I made mistakes on our backpacking trip, but Chasmo was willing to do more with me. I was miserable in the wilderness named after Bob Marshall, but I want to go back. Marshall made some really bad choices about wilderness policies on Indian reservations, but our subsequent reluctance to tell that story almost turned him into an anodyne figure seemingly unworthy of his honors.
Discussion:
The article (paywalled) is at https://www.themontanaquarterly.com.
A great biography is James M. Glover’s A Wilderness Original: The Life of Bob Marshall. Paul Sutter’s Driven Wild also nicely captures Marshall’s impact. Marshall’s nonfiction chronicle of Alaska, Arctic Village, makes “Northern Exposure” look like “Lifestyles of the Rich and Famous.”
In the comments, I’m particularly interested in your thoughts on Marshall’s character, his legacy, or your own wilderness misadventures.
Well, there was the time two summers ago that Gwen and I did not properly assemble our inflatable kayak and sank in Lower Saranac Lake, where Bob Marshall's family once had its "camp." Fortunately it was warm, the shallows were near, and we enjoy each other's company even when dragging a soggy, floppy boat-thing along the shore.
I am not sure that gives me any connection to Bob Marshall, who is prominent (hard to avoid, really) in Adirondack outdoor history. But of the Wilderness Society's founders, I think he best represents the question of the relationship of wealth and wilderness. I have two questions for John. First, did he radiate his privilege? Which I guess, is a question about what he was like in person? Second, did the privilege afforded by wealth contribute to his failures?

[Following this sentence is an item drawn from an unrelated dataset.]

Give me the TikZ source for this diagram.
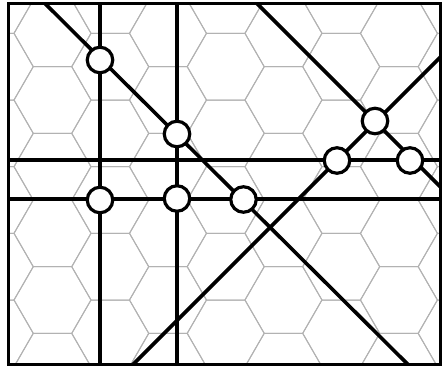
\documentclass[tikz,border=0pt]{standalone}
\usepackage{tikz}
\usetikzlibrary{calc}
\tikzset{
hexline/.style={
draw=black!30,
line width=1pt
},
boxline/.style={
draw,
line width=2.3pt
},
cutline/.style={
line width=3.6pt
},
marker/.style={
circle,
draw,
fill=white,
line width=3.2pt,
minimum size=25.5pt,
inner sep=0pt
}
}

\begin{document}
\begin{tikzpicture}[x=1pt,y=-1pt]
\useasboundingbox (0,0) rectangle (445,367);

% frame corners
\coordinate (tl) at (8.5,3.5);
\coordinate (br) at (440.5,364.5);

% hexagon background
\begin{scope}
\clip (tl) rectangle (br);
\foreach \i in {-1,...,7}{
\foreach \j in {-1,...,6}{
\pgfmathsetmacro\cx{52.5+57.74*\i}
\pgfmathsetmacro\cy{33.33+66.67*\j-33.33*mod(\i+2,2)}
\draw[hexline] (\cx+38.49,\cy) -- (\cx+19.25,\cy+33.33) -- (\cx-19.25,\cy+33.33)
-- (\cx-38.49,\cy) -- (\cx-19.25,\cy-33.33) -- (\cx+19.25,\cy-33.33) -- cycle;
}
}
\end{scope}

% line ends on the frame
\coordinate (v1t) at (100,3.5);
\coordinate (v1b) at (100,364.5);
\coordinate (v2t) at (177,3.5);
\coordinate (v2b) at (177,364.5);
\coordinate (h1l) at (8.5,160);
\coordinate (h1r) at (440.5,160);
\coordinate (h2l) at (8.5,199);
\coordinate (h2r) at (440.5,199);
\coordinate (d1t) at (45,3.5);
\coordinate (d1b) at (408,364.5);
\coordinate (d2t) at (257,3.5);
\coordinate (d2b) at (440.5,187);
\coordinate (d3b) at (133,364.5);
\coordinate (d3t) at (440.5,57);

\begin{scope}
\clip (tl) rectangle (br);
\draw[cutline](v1t)--(v1b);
\draw[cutline](v2t)--(v2b);
\draw[cutline](h1l)--(h1r);
\draw[cutline](h2l)--(h2r);
\draw[cutline](d1t)--(d1b);
\draw[cutline](d2t)--(d2b);
\draw[cutline](d3b)--(d3t);
\end{scope}

\draw[boxline](tl) rectangle (br);

% crossing marks
\node[marker](p1) at (100,60){};
\node[marker](p2) at (177,134){};
\node[marker](p3) at (100,200){};
\node[marker](p4) at (177,198.5){};
\node[marker](p5) at (243.5,199.5){};
\node[marker](p6) at (337,160.5){};
\node[marker](p7) at (375,121){};
\node[marker](p8) at (410,160.5){};
\end{tikzpicture}
\end{document}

I was once deemed the expert of a backpacking excursion, too. My dad used to pick me up from elementary school (which was an environmental science charter school in Oregon) and take me hiking or disc golfing or foraging through the woods. He told me to keep up or I'd get left behind.
By 2020 I had gone on a few backpacking trips but all of them were routed around Forest Service cabins. I always carried a tent but never used it until this trip with my dear friend, Rachid. He relied on me. I've always been an outdoorsman. After a few rugged miles we reached our destination for the night in the Spanish Peaks. We chose a place to set up camp then walked back down a little ways to hang our food, as good outdoorsmen do. It was almost dark. Across the basin we saw a dark figure waltz along the treeline. All evening we'd been yelling, "Hey, bear!" An encounter with a bear had been reported earlier that week. We were camped above where we saw what we thought was a bear and decided we shouldn't hike back out. So we stayed up all night, petrified that our first "real" backpacking trip would be our last.
We were up with the sun and already packed up when my friend took a phone call (he's a hot shot lighting designer and must always be reachable). To maximize his reception, he stood on a boulder on a hill just above where we'd been camping. On the other side of the boulder there was a person who had slept in his hammock the night before, surrounded by his snacks and a tiny smolder of a fire. We took every precaution while some dirt bag decided to luxuriously lounge just 50 feet away from us. Angry and under slept, we huffed and puffed back down the mountain. Less than a mile down, I quickly call my dog back to me and tell Rachid to grab his bear spray. There was a mountain lion on trail in front of us. My outdoorsman confidence had been rocked for eight hours straight before, but in the matter of four seconds, my title was restored. I was always prepared. The lion let us be. We made it home safely. I've always been an outdoorsman. Now I continue to work on my bravery.